*Exercise*:
With pictures left out, extract every line between the start of the records below and the line holding "cliponaxis=True, showlegend=False))", inclusive.

--- start of Raw data ---

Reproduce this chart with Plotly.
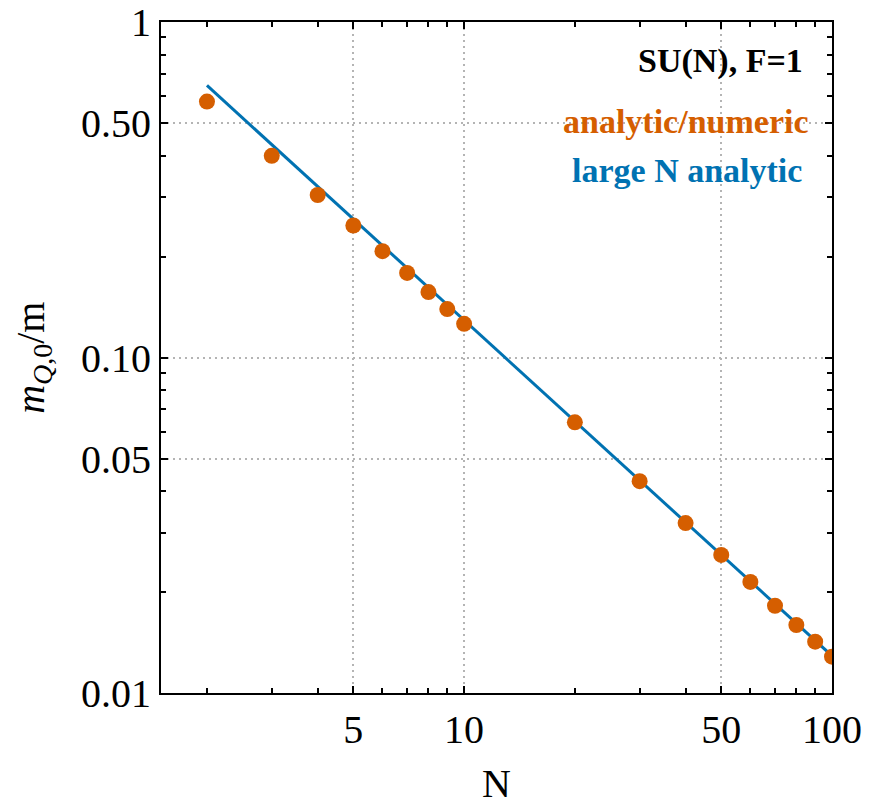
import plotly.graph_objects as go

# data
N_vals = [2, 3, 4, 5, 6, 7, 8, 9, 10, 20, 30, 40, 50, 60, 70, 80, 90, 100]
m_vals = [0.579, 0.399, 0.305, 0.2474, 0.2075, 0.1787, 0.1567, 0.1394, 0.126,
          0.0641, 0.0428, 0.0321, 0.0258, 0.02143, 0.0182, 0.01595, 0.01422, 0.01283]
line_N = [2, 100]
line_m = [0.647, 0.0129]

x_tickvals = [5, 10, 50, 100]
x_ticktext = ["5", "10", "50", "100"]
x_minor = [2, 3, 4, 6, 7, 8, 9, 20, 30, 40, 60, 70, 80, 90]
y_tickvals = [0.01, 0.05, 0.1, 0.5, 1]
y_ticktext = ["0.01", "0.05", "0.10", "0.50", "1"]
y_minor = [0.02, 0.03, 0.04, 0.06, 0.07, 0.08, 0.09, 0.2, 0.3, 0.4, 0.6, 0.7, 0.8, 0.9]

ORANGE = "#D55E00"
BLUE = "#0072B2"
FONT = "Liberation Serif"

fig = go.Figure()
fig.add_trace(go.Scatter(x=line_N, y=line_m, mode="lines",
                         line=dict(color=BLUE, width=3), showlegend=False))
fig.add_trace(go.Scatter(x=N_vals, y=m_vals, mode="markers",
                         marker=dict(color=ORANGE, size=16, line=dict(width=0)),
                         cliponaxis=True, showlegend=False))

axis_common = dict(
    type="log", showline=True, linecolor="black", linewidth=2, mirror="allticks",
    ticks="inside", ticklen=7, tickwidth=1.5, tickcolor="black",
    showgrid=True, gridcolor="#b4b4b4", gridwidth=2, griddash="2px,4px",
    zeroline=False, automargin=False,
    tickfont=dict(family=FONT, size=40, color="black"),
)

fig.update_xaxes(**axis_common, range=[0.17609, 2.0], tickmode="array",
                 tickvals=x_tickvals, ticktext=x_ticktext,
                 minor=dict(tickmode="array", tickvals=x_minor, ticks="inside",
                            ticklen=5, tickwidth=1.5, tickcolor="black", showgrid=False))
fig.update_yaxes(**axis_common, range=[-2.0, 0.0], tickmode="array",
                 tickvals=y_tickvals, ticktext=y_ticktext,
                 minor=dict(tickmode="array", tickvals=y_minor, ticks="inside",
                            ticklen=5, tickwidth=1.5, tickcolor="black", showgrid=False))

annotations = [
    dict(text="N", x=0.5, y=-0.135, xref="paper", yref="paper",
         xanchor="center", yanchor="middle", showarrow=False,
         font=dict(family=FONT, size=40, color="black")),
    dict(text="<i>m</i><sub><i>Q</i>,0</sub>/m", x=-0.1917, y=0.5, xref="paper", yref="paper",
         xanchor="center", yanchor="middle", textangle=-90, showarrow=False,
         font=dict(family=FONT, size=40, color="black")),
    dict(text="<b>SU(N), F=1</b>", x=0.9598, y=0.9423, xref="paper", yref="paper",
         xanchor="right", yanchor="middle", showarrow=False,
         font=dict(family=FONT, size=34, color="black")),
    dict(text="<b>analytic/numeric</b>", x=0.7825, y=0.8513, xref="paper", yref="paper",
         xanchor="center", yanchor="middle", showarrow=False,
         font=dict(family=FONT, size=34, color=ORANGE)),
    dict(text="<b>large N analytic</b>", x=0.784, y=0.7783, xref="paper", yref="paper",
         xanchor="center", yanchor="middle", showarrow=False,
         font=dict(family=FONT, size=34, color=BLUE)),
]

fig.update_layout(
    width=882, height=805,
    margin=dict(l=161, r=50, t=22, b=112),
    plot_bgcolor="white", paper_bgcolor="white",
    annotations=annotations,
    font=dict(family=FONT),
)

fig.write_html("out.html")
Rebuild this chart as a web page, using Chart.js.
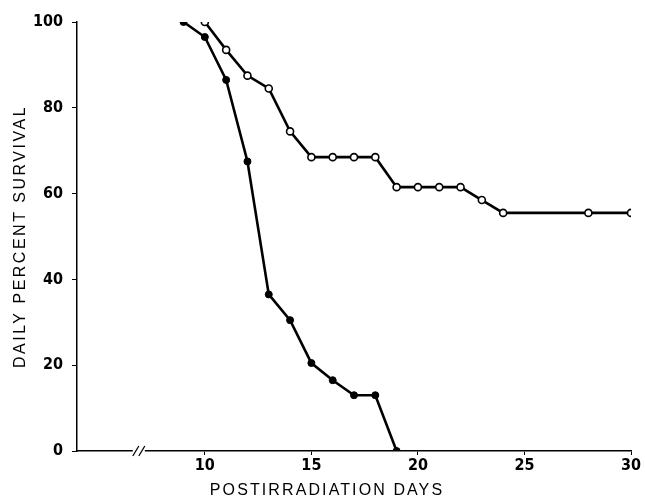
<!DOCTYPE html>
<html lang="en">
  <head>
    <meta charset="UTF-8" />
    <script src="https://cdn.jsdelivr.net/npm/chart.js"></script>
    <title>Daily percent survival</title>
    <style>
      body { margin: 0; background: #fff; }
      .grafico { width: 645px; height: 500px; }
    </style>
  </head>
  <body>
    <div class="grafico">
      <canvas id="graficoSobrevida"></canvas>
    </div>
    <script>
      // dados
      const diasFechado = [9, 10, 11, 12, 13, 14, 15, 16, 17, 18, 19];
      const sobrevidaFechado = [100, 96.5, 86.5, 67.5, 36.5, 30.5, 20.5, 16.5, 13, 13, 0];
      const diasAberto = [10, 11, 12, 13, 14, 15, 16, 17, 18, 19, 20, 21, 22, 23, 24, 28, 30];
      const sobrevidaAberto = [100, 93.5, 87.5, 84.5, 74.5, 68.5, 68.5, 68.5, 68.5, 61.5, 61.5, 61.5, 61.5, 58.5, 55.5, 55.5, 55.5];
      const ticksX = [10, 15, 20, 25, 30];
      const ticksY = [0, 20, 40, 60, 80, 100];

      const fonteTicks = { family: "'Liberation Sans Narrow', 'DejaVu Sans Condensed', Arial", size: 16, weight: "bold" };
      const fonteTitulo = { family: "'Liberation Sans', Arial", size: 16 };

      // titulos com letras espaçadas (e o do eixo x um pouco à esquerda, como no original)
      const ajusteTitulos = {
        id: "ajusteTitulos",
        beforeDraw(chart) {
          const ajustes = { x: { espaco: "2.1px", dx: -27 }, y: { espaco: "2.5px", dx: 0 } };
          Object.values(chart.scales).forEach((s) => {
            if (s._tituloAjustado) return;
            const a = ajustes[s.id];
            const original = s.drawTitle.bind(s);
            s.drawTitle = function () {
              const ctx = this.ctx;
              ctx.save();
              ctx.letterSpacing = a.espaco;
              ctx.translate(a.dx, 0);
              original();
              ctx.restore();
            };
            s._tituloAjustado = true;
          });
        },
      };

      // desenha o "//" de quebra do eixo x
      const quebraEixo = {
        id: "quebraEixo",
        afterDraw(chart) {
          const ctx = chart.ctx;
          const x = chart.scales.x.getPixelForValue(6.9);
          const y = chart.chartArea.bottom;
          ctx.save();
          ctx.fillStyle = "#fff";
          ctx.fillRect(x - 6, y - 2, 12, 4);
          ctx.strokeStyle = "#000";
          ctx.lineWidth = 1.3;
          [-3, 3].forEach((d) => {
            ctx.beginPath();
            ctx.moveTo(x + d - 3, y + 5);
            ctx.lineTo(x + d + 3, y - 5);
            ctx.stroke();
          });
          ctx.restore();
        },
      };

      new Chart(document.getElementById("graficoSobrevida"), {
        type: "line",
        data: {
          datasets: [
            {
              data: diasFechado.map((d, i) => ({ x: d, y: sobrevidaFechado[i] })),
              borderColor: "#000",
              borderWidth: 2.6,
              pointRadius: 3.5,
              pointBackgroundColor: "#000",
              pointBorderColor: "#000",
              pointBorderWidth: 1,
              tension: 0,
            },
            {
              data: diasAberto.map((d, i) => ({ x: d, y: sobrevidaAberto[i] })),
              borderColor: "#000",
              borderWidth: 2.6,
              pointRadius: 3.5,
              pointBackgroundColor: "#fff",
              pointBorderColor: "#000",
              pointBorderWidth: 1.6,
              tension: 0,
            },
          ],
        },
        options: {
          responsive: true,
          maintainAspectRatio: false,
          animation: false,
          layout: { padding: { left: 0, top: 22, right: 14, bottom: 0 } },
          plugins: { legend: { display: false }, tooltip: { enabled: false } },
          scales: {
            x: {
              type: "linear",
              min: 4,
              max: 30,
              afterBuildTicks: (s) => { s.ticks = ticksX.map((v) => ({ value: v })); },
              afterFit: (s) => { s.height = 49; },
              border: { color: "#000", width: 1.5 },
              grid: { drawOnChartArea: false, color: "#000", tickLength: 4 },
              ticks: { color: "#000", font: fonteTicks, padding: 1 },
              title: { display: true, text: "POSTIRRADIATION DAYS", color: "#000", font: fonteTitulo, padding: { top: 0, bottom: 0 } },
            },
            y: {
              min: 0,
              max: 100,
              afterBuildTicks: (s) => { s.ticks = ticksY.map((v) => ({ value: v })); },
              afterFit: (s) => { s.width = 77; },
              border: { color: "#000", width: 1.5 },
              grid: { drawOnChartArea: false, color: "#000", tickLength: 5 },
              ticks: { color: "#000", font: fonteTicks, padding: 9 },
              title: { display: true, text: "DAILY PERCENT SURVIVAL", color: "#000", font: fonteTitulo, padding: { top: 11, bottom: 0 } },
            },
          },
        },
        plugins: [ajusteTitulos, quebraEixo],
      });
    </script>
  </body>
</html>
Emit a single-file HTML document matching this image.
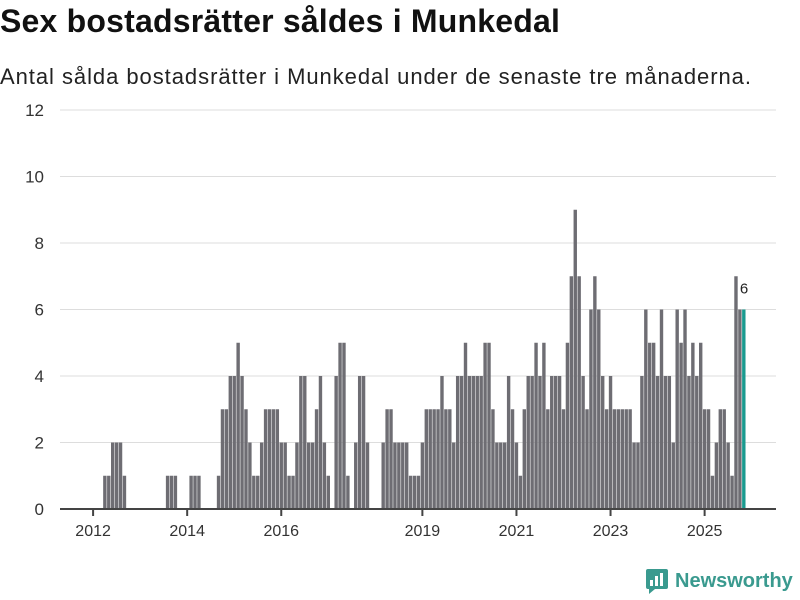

--- end of Raw data ---

*Response to this exercise*:
Reproduce this chart with Plotly.
import plotly.graph_objects as go

# data
N_vals = [2, 3, 4, 5, 6, 7, 8, 9, 10, 20, 30, 40, 50, 60, 70, 80, 90, 100]
m_vals = [0.579, 0.399, 0.305, 0.2474, 0.2075, 0.1787, 0.1567, 0.1394, 0.126,
          0.0641, 0.0428, 0.0321, 0.0258, 0.02143, 0.0182, 0.01595, 0.01422, 0.01283]
line_N = [2, 100]
line_m = [0.647, 0.0129]

x_tickvals = [5, 10, 50, 100]
x_ticktext = ["5", "10", "50", "100"]
x_minor = [2, 3, 4, 6, 7, 8, 9, 20, 30, 40, 60, 70, 80, 90]
y_tickvals = [0.01, 0.05, 0.1, 0.5, 1]
y_ticktext = ["0.01", "0.05", "0.10", "0.50", "1"]
y_minor = [0.02, 0.03, 0.04, 0.06, 0.07, 0.08, 0.09, 0.2, 0.3, 0.4, 0.6, 0.7, 0.8, 0.9]

ORANGE = "#D55E00"
BLUE = "#0072B2"
FONT = "Liberation Serif"

fig = go.Figure()
fig.add_trace(go.Scatter(x=line_N, y=line_m, mode="lines",
                         line=dict(color=BLUE, width=3), showlegend=False))
fig.add_trace(go.Scatter(x=N_vals, y=m_vals, mode="markers",
                         marker=dict(color=ORANGE, size=16, line=dict(width=0)),
                         cliponaxis=True, showlegend=False))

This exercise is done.